Djukanovic Warns Milosevic on Kosova Policy. Montenegrin President Milo Djukanovic said in Podgorica on April 3 that Yugoslav President Slobodan Milosevic's proposed referendum on foreign mediation "is a serious challenge to international factors and playing games with the destiny of the people." The next day he added that Milosevic follows a "policy of staying in power at any price... [His] only program is to isolate us even more from the world, and chained by the burden of sanctions, we will sink to the bottom." Djukanovic argued that "Kosova is a democratic, not a territorial issue" and warned the Yugoslav president that "playing with the emotions of citizens and inflaming national feelings... is looking for trouble and can really lead to tragedy." Djukanovic slammed Milosevic's assertion that isolation helps Yugoslavia retain its dignity: "we have already tasted how dignity looked on an income of $5 a month [before Dayton] and we do not want to repeat the experience."

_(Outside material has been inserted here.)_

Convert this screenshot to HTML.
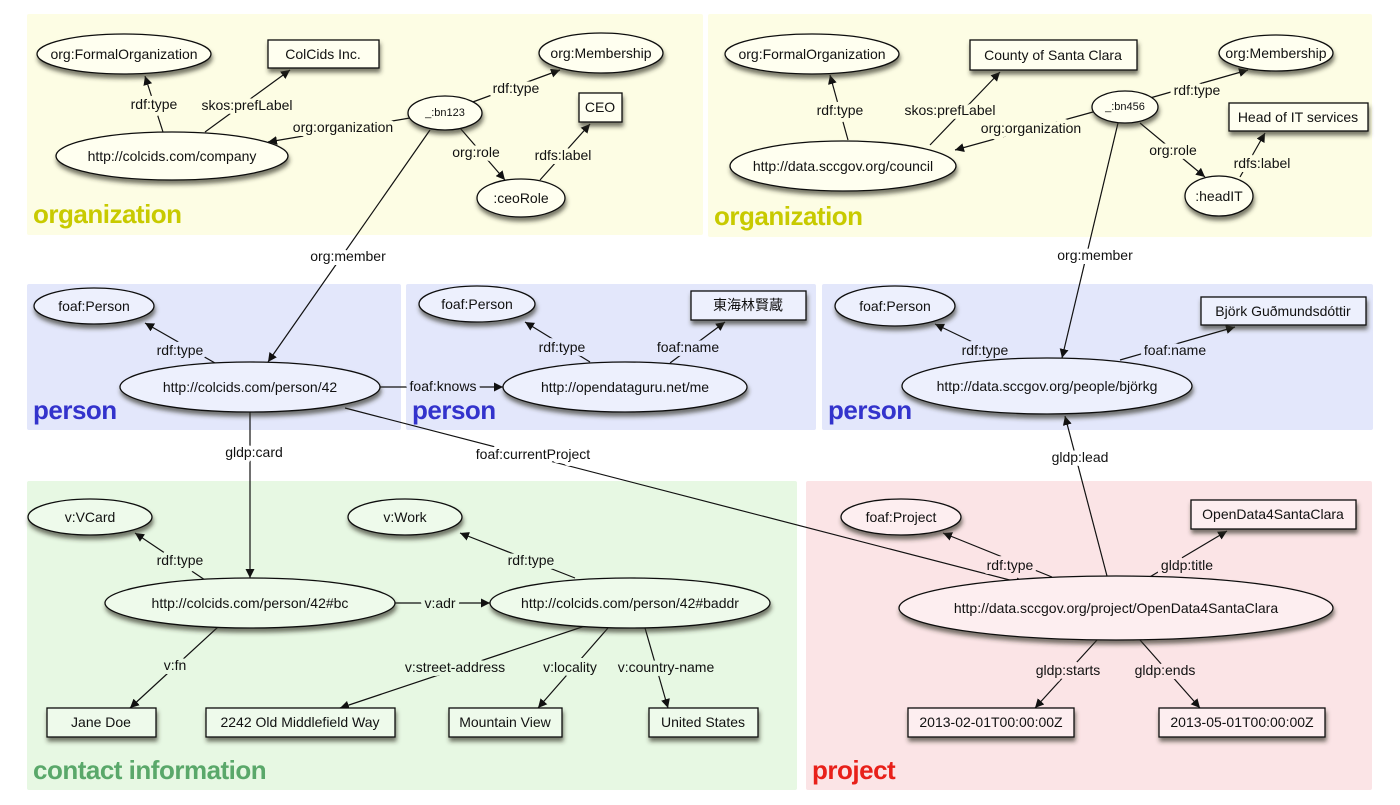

NGO's Want Protective Force. The International Helsinki Federation for Human Rights and its affiliates from Kosova, Serbia, Montenegro, Albania, Macedonia, and Greece issued a statement in Vienna on April 3 calling for an international preventive force for Kosova on the model of the Macedonia-based UNPREDEP. The statement dubbed Milosevic's call for a referendum "an ominous signal, recalling similar gestures that preceded ethnic aggression in Croatia and Bosnia. We consider that such a proposal is aimed at kindling flames of nationalistic hysteria and xenophobic confrontation, as a prerequisite for increasingly autocratic policies."

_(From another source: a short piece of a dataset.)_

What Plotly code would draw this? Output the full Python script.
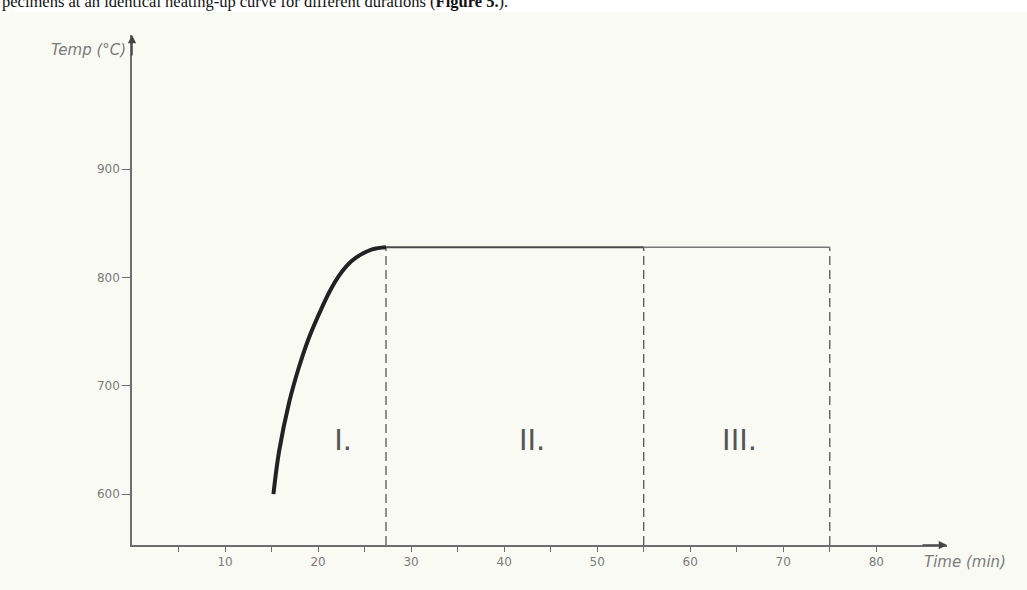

'The Hour of Europe' Again? Karolos Papoulias, who heads the Greek parliament's foreign relations committee, said in Tirana on March 31 that Kosova is a European problem. He added that "it would be painful to see that the EU was powerless to intervene" to deal with its own European issue, as happened in Bosnia. Papoulias stressed "that Europe's language is much more understandable for the sides in the conflict than the U.S. language, which is the language of force."